The speaker of the Greek Parliament, Zoe Konstantopoulou, said the central bank's report was "unacceptable".

“Stournaras has contributed to the fiscal, memorandum-based policy. He now tries, in a non-democratic way, to prevent the ultimate debt write-off claims of the government,” she said.

Meanwhile, talks for an agreement were still stuck on Wednesday, with Greece and the institutions (the EU, European Central Bank and International Monetary Fund) waiting for the other side to present a new proposal.

The discussion between eurozone finance ministers at the Eurogroup could "be pretty short", said another EU official, adding that "many gaps remain between the institutions and the Greek authorities".

"Ministers will certainly conclude that the ball is in the Greek camp," the source said.

The divergences between Greece and its lenders are "not only a fiscal gap, it has very much to do also with the structure of the tax system and with pensions," the source explained.

This "has a fiscal impact in the short run and fiscal sustainability implications in the medium- and long-term which are much more important than people realise."

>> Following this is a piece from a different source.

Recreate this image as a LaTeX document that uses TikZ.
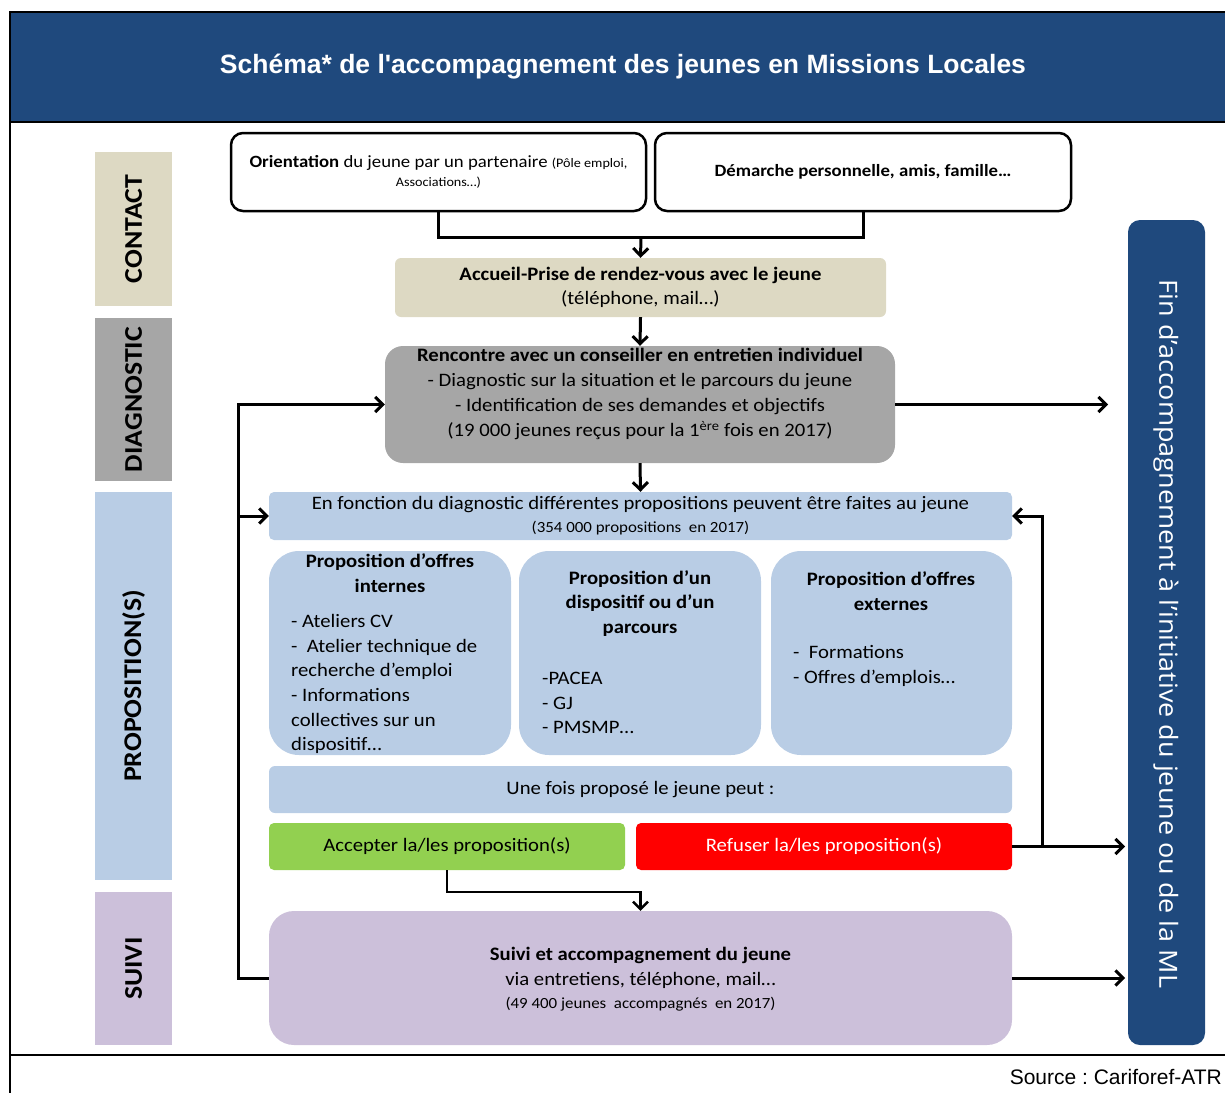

The IMF and ECB chiefs, Christine Lagarde and Mario Draghi, will participate in the meeting. But if no progress is made, an emergency summit of EU leaders could be organised during the weekend.

A regular EU summit will take on 25-26 June. But it would be very late by that time to draw up an agreement to be endorsed by all member states before 30 June, especially where a parliament vote is needed.

Whenever a deal is clinched, "a hell of a lot of work," will still have to be done, said the EU official.